Scope Is the Real Product
17 March 2026

There's a specific kind of productivity that feels good and does damage. You're in a flow state, shipping features, closing tickets. The app is growing. The backlog is shrinking. Everything looks like progress.
Then you show the product to a new user and watch them get confused by an option they didn't ask for, a setting they don't understand, a workflow that only makes sense if you already know why it exists. The features are individually defensible. Together, they've made the product harder to use than it needs to be.
That's scope. Not a planning problem — a compounding problem.
The pull of "yes"
When you're the only developer, every feature request is technically possible. There's nobody to push back, no roadmap meeting to survive, no PM to say "not this quarter." The only person who can say no is you — and you're also the person who thought of it, or the person who heard a user ask for it, or the person who's been thinking about it for two weeks and is pretty sure it would be great.
This is the unique vulnerability of solo and indie work. Teams have friction that filters bad ideas before they reach the codebase. Solo developers have to manufacture that friction themselves, deliberately, as a practice.
The discipline isn't natural. It runs against the instinct to build, to help, to improve. Most of the ideas in the backlog are genuinely good ideas. That's exactly what makes them dangerous.
What scope actually costs
The build cost is the part you see. A new feature takes a week, you ship it, done. What you don't see is what you've added permanently to the system.
Every feature is a new surface to maintain. Edge cases you didn't anticipate. Interactions with the features that come after it. Bugs that trace back to two features that work correctly in isolation and incorrectly in combination. Support questions from users who found the option and don't know what it does.

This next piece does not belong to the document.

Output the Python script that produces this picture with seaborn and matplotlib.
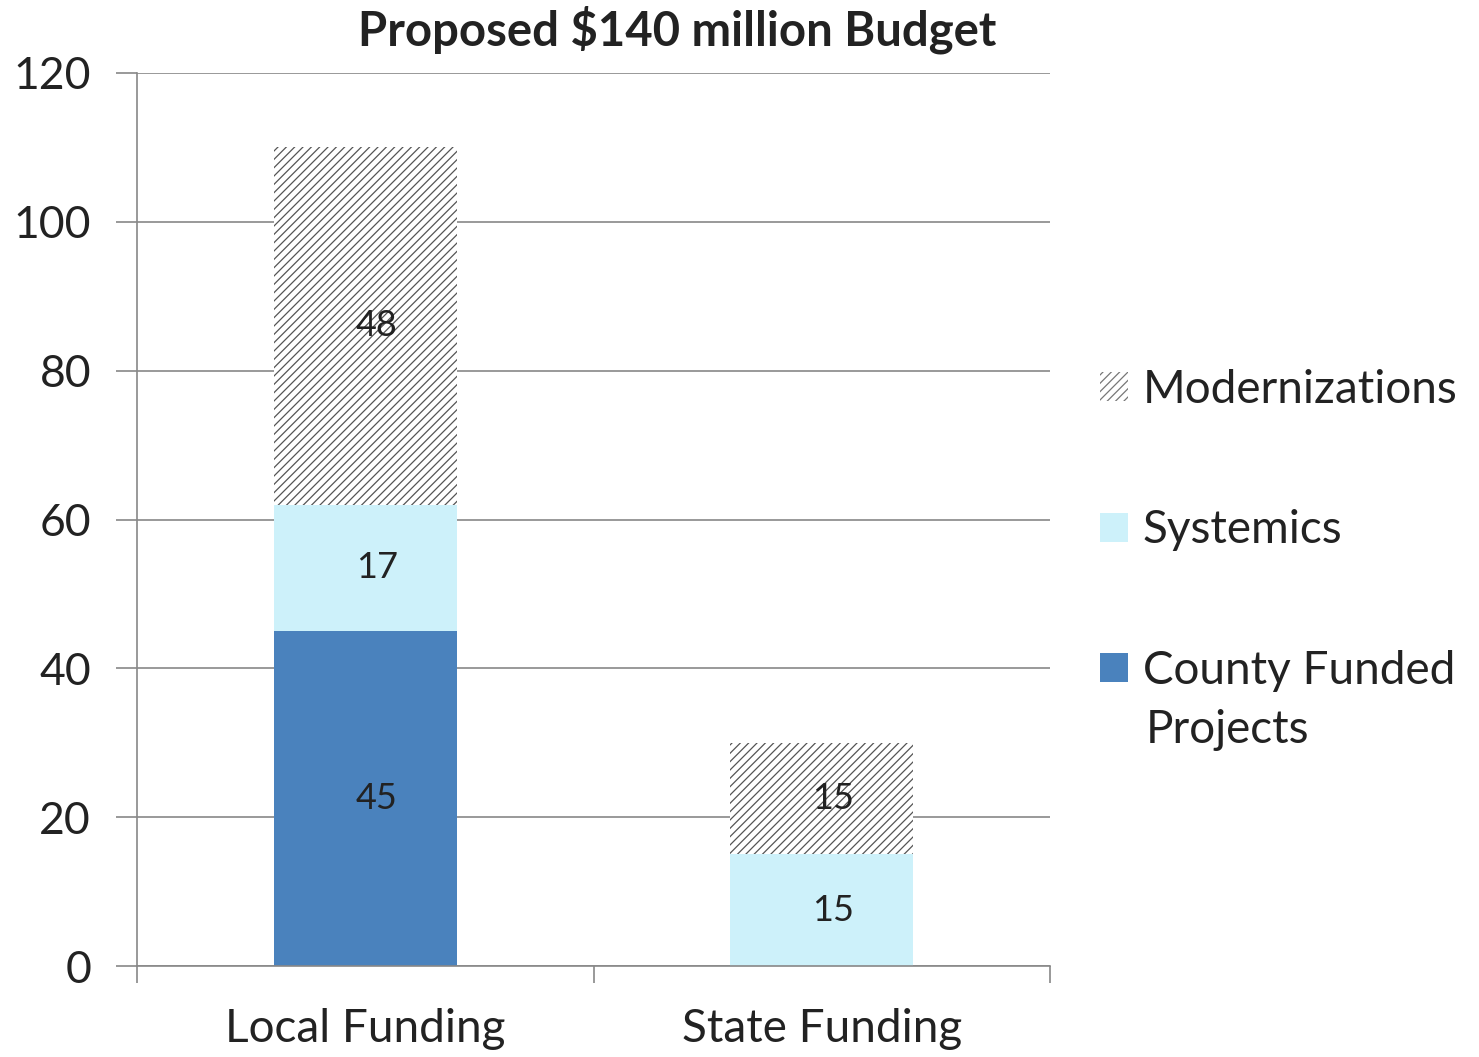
import seaborn as sns
import pandas as pd
import numpy as np
import matplotlib.pyplot as plt
from matplotlib.patches import Patch

categories = ['Local Funding', 'State Funding']
county_funded = [45, 0]
systemics = [17, 15]
modernizations = [48, 15]
y_ticks = [0, 20, 40, 60, 80, 100, 120]
title = 'Proposed $140 million Budget'

sns.set_theme(style="white")
plt.rcParams['font.family'] = ['Lato', 'DejaVu Sans']
plt.rcParams['hatch.linewidth'] = 0.9

df = pd.DataFrame({'cat': categories, 'county': county_funded,
                   'sys': systemics, 'mod': modernizations})

fig = plt.figure(figsize=(14.79, 10.57), dpi=100)
ax = fig.add_axes([0.0926, 0.086, 0.6174, 0.845])

c_county = '#4a82bd'
c_sys = '#cdf1fa'
bottom1 = np.array(county_funded)
bottom2 = bottom1 + np.array(systemics)

sns.barplot(data=df, x='cat', y='county', color=c_county, width=0.4,
            saturation=1, ax=ax, linewidth=0)
sns.barplot(data=df, x='cat', y='sys', color=c_sys, width=0.4,
            saturation=1, ax=ax, linewidth=0, bottom=bottom1)
sns.barplot(data=df, x='cat', y='mod', color='white', width=0.4,
            saturation=1, ax=ax, linewidth=0, bottom=bottom2,
            hatch='////', edgecolor='#555555')

# data labels
for i in range(len(categories)):
    segs = [(0, county_funded[i]), (bottom1[i], systemics[i]), (bottom2[i], modernizations[i])]
    for b, v in segs:
        if v > 0:
            ax.text(i + 0.025, b + v / 2, str(v), ha='center', va='center',
                    fontsize=26, color='#222222')

ax.set_ylim(0, 120)
ax.set_xlim(-0.5, 1.5)
ax.set_yticks(y_ticks)
ax.yaxis.grid(True, color='#888888', linewidth=1.2)
ax.set_axisbelow(True)
ax.set_xlabel('')
ax.set_ylabel('')
ax.tick_params(axis='y', labelsize=32, length=15, color='#888888', width=1.2,
               left=True, pad=18, labelcolor='#222222')
ax.tick_params(axis='x', labelsize=33, length=0, pad=30, labelcolor='#222222')
ax.set_xticks([-0.5, 0.5, 1.5], minor=True)
ax.tick_params(axis='x', which='minor', length=12, color='#888888', width=1.2, bottom=True)
for s in ['top', 'right']:
    ax.spines[s].set_visible(False)
for s in ['left', 'bottom']:
    ax.spines[s].set_color('#888888')
    ax.spines[s].set_linewidth(1.2)

fig.text(0.458, 0.972, title, ha='center', va='center', fontsize=34,
         fontweight='bold', color='#222222')

# legend: single-line entries, second line of the last one added below
handles = [Patch(facecolor='white', hatch='////', edgecolor='#777777', linewidth=0),
           Patch(facecolor=c_sys, linewidth=0),
           Patch(facecolor=c_county, linewidth=0)]
labels = ['Modernizations', 'Systemics', 'County Funded']
leg = fig.legend(handles, labels, loc='upper left', bbox_to_anchor=(0.744, 0.651),
                 frameon=False, fontsize=33, labelspacing=2.15, handlelength=0.6,
                 handleheight=0.6, handletextpad=0.32, borderpad=0,
                 borderaxespad=0, labelcolor='#222222')
fig.text(0.7745, 0.309, 'Projects', ha='left', va='center', fontsize=33,
         color='#222222')

fig.savefig('out.png', dpi=100)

The clearest version of this I've experienced: a messaging feature in a product I was building that needed a "priority" flag on messages. A reasonable ask — some messages are more important than others. I built it. It worked. It also meant that every surface showing messages had to decide how to render priority: the inbox, the notification, the search results, the export. A minor flag became a cross-cutting concern that touched more of the system than any single feature had a right to.
The users who requested it used it occasionally. The complexity was invisible to them but present everywhere in the code — not as a burden you could point to, just as a reason every message-related change took slightly longer than it should have.
The test before you build
Before adding anything to a product now, I run through two questions.
The first: can I describe this feature to a user in one sentence, and will they immediately understand why they'd want it? If the explanation requires context, or a caveat, or "it's like X but for the case when Y" — that's a signal the feature is solving a problem that hasn't been properly defined yet.
The second: what does the user do today without this? If the answer is "they work around it in a way that takes thirty seconds," the feature is probably not worth building. If the answer is "they can't do the thing at all," it might be.
These aren't perfect filters. But they slow down the decision, which is usually enough. Most features don't survive a week of thinking about them carefully.
The backlog isn't a to-do list
The most useful reframe I've found: the backlog is a signal, not a queue.
A growing backlog doesn't mean you're behind. It means users care enough to tell you what they want, which is valuable information about who they are and what they're trying to do. The goal isn't to empty it. The goal is to understand it well enough to make deliberate decisions about what stays out.
The features you don't build are as much a part of the product as the ones you do. A product that does one thing well and stops there is easier to learn, easier to support, and easier to extend later when you understand the problem better. A product that does everything eventually does nothing particularly well.
The product you shipped is the one you kept small enough to ship. The version that had everything in it is still in the backlog.